→ To be done: For the data below, work out how many lines contain the word "LaTeX" and supply only that number.

→ Charts and diagrams as code:
▼▼▼
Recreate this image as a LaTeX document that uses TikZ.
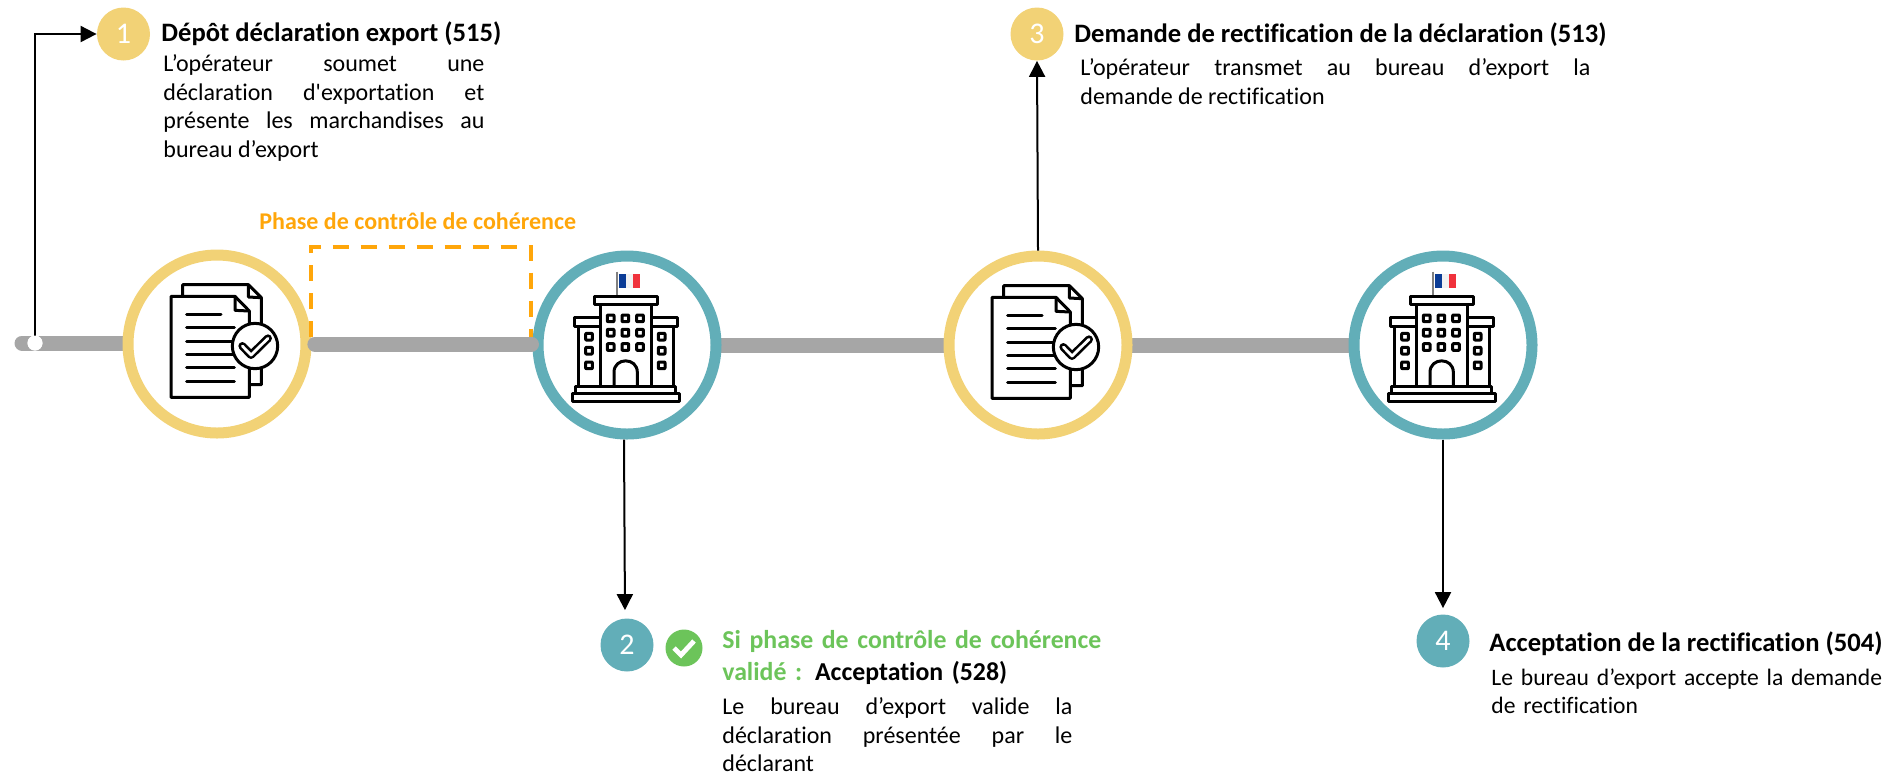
\documentclass[tikz,border=0pt]{standalone}
\usepackage{fontspec}
\setmainfont[Ligatures=NoCommon]{Carlito}
\newfontfamily\aposfont{Carlito}
\usetikzlibrary{arrows.meta}
\definecolor{cyellow}{HTML}{F2D276}
\definecolor{cteal}{HTML}{62AEB8}
\definecolor{cgrey}{HTML}{A6A6A6}
\definecolor{corange}{HTML}{FFA60A}
\definecolor{cgreen}{HTML}{6CC45A}
\definecolor{fblue}{HTML}{0B3C96}
\definecolor{fwhite}{HTML}{F2F2F2}
\definecolor{fred}{HTML}{F0323C}
\tikzset{
  bigring/.style={circle,draw=#1,line width=5.5pt,fill=white,minimum size=89pt,inner sep=0pt},
  stepnum/.style={circle,fill=#1,text=white,minimum size=26.5pt,inner sep=0pt,font=\fontsize{15}{18}\selectfont},
  barline/.style={cgrey,line width=7.5pt},
  conn/.style={black,line width=1pt,-{Triangle[length=8pt,width=8pt]}},
  heading/.style={anchor=north west,inner sep=0pt,font=\fontsize{13.3}{16}\selectfont\bfseries},
  bodytxt/.style={anchor=north west,inner sep=0pt,align=justify,font=\fontsize{12}{14.4}\selectfont},
  icon/.style={black,line width=1.5pt,line join=round},
}
\newcommand{\docicon}[1]{%
\begin{scope}[shift={(#1)},x=0.16667pt,y=-0.16667pt,shift={(-291,-296)},icon]
  \draw[fill=white] (188,153) -- (188,118) -- (385,118) -- (424,157) -- (424,418) -- (388,418);
  \draw (385,118) -- (385,155) -- (424,157);
  \draw[fill=white] (153,153) -- (345,153) -- (388,197) -- (388,456) -- (153,456) -- cycle;
  \draw (345,153) -- (345,195) -- (388,197);
  \draw[line cap=round] (200,207) -- (303,207) (200,247) -- (343,247) (200,287) -- (343,287)
     (200,327) -- (343,327) (200,367) -- (343,367) (200,407) -- (343,407);
  \draw[fill=white] (405,302) circle[radius=68];
  \draw[line width=4pt,line cap=round] (367,302) -- (393,329) -- (444,279);
  \draw[white,line width=1.4pt,line cap=round] (367,302) -- (393,329) -- (444,279);
\end{scope}}
\newcommand{\bldicon}[1]{%
\begin{scope}[shift={(#1)},x=0.16667pt,y=-0.16667pt,shift={(-324,-315)},icon]
  \draw[gray,line width=1pt] (295,95) -- (295,166);
  \fill[fblue] (300,102) rectangle (321,144);
  \fill[fwhite] (321,102) rectangle (342,144);
  \fill[fred] (342,102) rectangle (363,144);
  \draw (177,258) rectangle (243,438);
  \draw (397,258) rectangle (462,438);
  \draw (245,192) rectangle (397,438);
  \draw (226,168) rectangle (414,192);
  \draw (165,233) rectangle (243,258);
  \draw (397,233) rectangle (475,258);
  \foreach \wx in {275,319,363} \foreach \wy in {235,278,321}
    \draw[rounded corners=0.3pt] (\wx-10,\wy-10) rectangle (\wx+10,\wy+10);
  \foreach \wx in {210,428} \foreach \wy in {290,332,376}
    \draw[rounded corners=0.3pt] (\wx-10,\wy-10) rectangle (\wx+10,\wy+10);
  \draw (285,438) -- (285,397) .. controls (285,351) and (355,351) .. (355,397) -- (355,438);
  \draw (170,438) rectangle (470,460);
  \draw (160,460) rectangle (480,485);
\end{scope}}
\begin{document}
\begin{tikzpicture}[x=0.5pt,y=-0.5pt]
\useasboundingbox (0,0) rectangle (1898,773);
\tolerance=10000 \hbadness=10000
% bars behind the rings
\coordinate (barstart) at (22,343);
\coordinate (c1pos) at (217,344);
\coordinate (c2pos) at (627,345);
\coordinate (c3pos) at (1038,345);
\coordinate (c4pos) at (1443,345);
\coordinate (c1w) at (125,343);
\draw[barline,line cap=round] (barstart) -- (c1w);
\coordinate (b3a) at (710,345); \coordinate (b3b) at (950,345);
\coordinate (b4a) at (1125,345); \coordinate (b4b) at (1355,345);
\draw[barline] (b3a) -- (b3b);
\draw[barline] (b4a) -- (b4b);
% rings
\node[bigring=cyellow] (c1) at (c1pos) {};
\node[bigring=cteal] (c2) at (c2pos) {};
\node[bigring=cyellow] (c3) at (c3pos) {};
\node[bigring=cteal] (c4) at (c4pos) {};
\docicon{c1}
\bldicon{c2}
\docicon{c3}
\bldicon{c4}
% control phase
\coordinate (da) at (310.5,337); \coordinate (db) at (310.5,247);
\coordinate (dc) at (531,247); \coordinate (dd) at (531,337);
\draw[corange,line width=2pt,dash pattern=on 8pt off 6pt] (da) -- (db) -- (dc) -- (dd);
\draw[barline,line cap=round] ([xshift=1.7pt]c1.east) -- ([xshift=-0.5pt,yshift=0.5pt]c2.west);
\node[anchor=base west,inner sep=0pt,text=corange,font=\fontsize{12}{14}\selectfont\bfseries] (phase) at (259,229) {Phase de contrôle de cohérence};
% step numbers
\node[stepnum=cyellow] (s1) at (123.5,34) {1};
\node[stepnum=cteal] (s2) at (627,645) {2};
\node[stepnum=cyellow] (s3) at (1037,34) {3};
\node[stepnum=cteal] (s4) at (1443,641) {4};
% connectors
\node[circle,fill=white,minimum size=7.5pt,inner sep=0pt] (dot) at (35,343) {};
\draw[conn] (dot.center) |- (s1.west);
\draw[conn,shorten >=4pt] ([xshift=-1.5pt]c2.south) -- ([xshift=-1pt]s2.north);
\draw[conn] (c3.north) -- (s3.south);
\draw[conn,shorten >=3pt] (c4.south) -- (s4.north);
\node[circle,fill=white,minimum size=7.5pt,inner sep=0pt] (dot2) at (35,343) {};
% check badge
\node[circle,fill=cgreen,minimum size=18.5pt,inner sep=0pt] (chk) at (684,648) {};
\draw[white,line width=2.4pt] ([shift={(-10,0)}]chk.center) -- ([shift={(-3,7)}]chk.center) -- ([shift={(10,-7)}]chk.center);
% texts
\node[heading] (t1) at (161,21) {Dépôt déclaration export (515)};
\node[bodytxt,text width=160.5pt] (b1) at (163,54) {L’opérateur soumet une\linebreak déclaration d{\aposfont'}exportation et\linebreak présente les marchandises au\linebreak bureau d’export};
\node[heading] (t3) at (1074,22) {Demande de rectification de la déclaration (513)};
\node[bodytxt,text width=255pt] (b3) at (1080,58) {L’opérateur transmet au bureau d’export la\linebreak demande de rectification};
\node[heading,text width=200pt,align=left,text=cgreen,font=\fontsize{12.9}{16}\selectfont\bfseries] (t2) at (722,630) {Si phase de contrôle de cohérence\\validé~: \textcolor{black}{Acceptation (528)}};
\node[bodytxt,text width=175pt] (b2) at (722,697) {Le bureau d’export valide la\linebreak déclaration présentée par le\linebreak déclarant};
\node[heading] (t4) at (1489,631) {Acceptation de la rectification (504)};
\node[bodytxt,text width=200pt,align=left,font=\fontsize{11.8}{14.4}\selectfont] (b4) at (1491,668) {Le bureau d’export accepte la demande\\de rectification};
\end{tikzpicture}
\end{document}
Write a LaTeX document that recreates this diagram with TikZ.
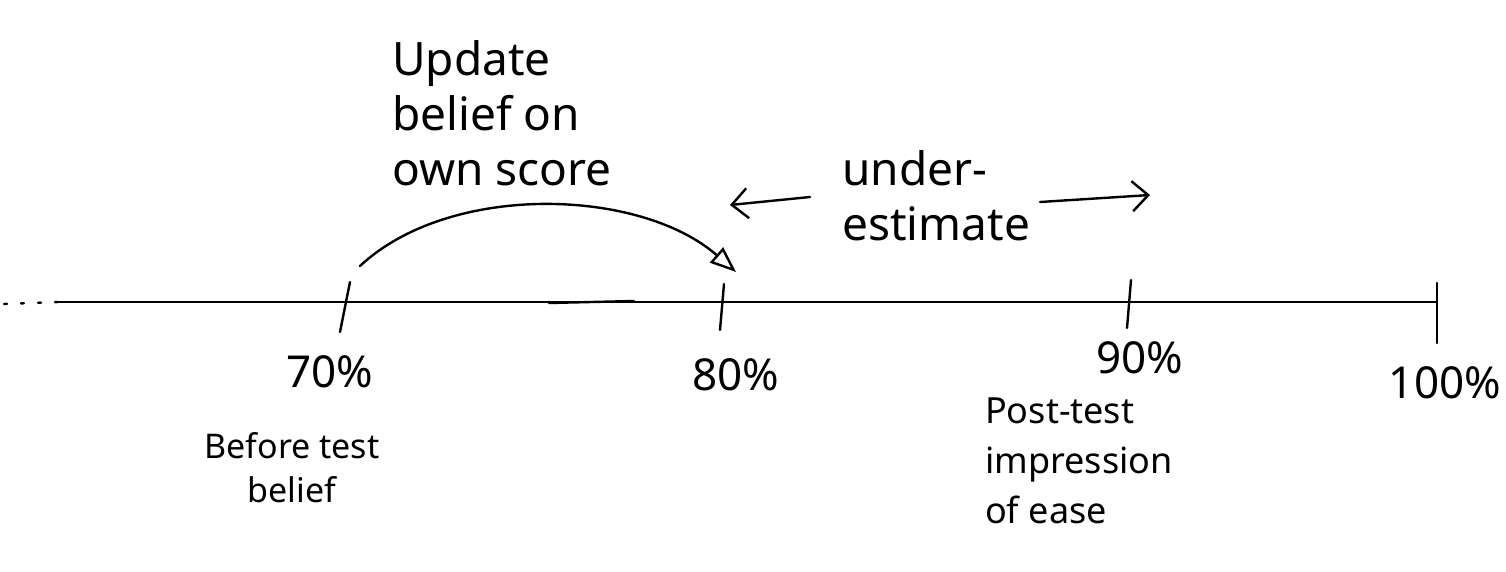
\documentclass[tikz,border=0pt]{standalone}
\usepackage{fontspec}
\setmainfont{Noto Sans}
\usetikzlibrary{arrows.meta,positioning}
\tikzset{
  hand/.style={line width=2.4pt,line cap=round,line join=round},
  big/.style={font=\fontsize{46}{55}\selectfont,align=left,inner sep=0pt},
  pct/.style={font=\fontsize{44}{50}\selectfont,inner sep=0pt},
  note/.style={font=\fontsize{36}{50}\selectfont,inner sep=0pt},
}
\begin{document}
\begin{tikzpicture}[x=1pt,y=-1pt]
		\useasboundingbox (0,0) rectangle (1506,571);
		% the scale
		\coordinate (far) at (4,304);
		\coordinate (start) at (58,302);
		\coordinate (t70) at (345,302);
		\coordinate (t80) at (722,302);
		\coordinate (t90) at (1128,302);
		\coordinate (t100) at (1437,302);
		\draw[line width=1.5pt] (start) -- (t100);
		\draw[hand,dash pattern=on 3pt off 14pt] (far) -- (start);
		\draw[hand] (549,303) -- (634,301);
		\draw[hand] (350,282) -- (340,332);
		\draw[hand] (724,284) -- (720,330);
		\draw[hand] (1131,280) -- (1127,328);
		\draw[hand] (1437,283) -- (1437,343);
		% labels under the scale
		\node[pct] (l70) at (330,372) {70\%};
		\node[pct] (l80) at (736,375) {80\%};
		\node[pct] (l90) at (1140,358) {90\%};
		\node[pct] (l100) at (1445,383) {100\%};
		\node[note,align=center,font=\fontsize{34}{44}\selectfont] (before) at (292,468) {Before test\\belief};
		\node[note,align=left,anchor=north west] (post) at (985,398) {Post-test\\impression\\of ease};
		% the update
		\node[big,anchor=north west] (update) at (392,40) {Update\\belief on\\own score};
		\coordinate (from) at (360,266);
		\coordinate (to) at (736,272);
		\draw[hand,-{Triangle[open,length=26pt,width=20pt]}] (from) .. controls (450,182) and (640,188) .. (to);
		% the gap
		\node[big,anchor=north west] (under) at (842,150) {under-\\estimate};
		\coordinate (leftend) at (810,197);
		\coordinate (lefttip) at (730,205);
		\coordinate (rightend) at (1040,202);
		\coordinate (righttip) at (1150,195);
		\draw[hand,-{Straight Barb[length=16pt,width=30pt]}] (leftend) -- (lefttip);
		\draw[hand,-{Straight Barb[length=16pt,width=30pt]}] (rightend) -- (righttip);
\end{tikzpicture}
\end{document}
▲▲▲
→ Reply: 2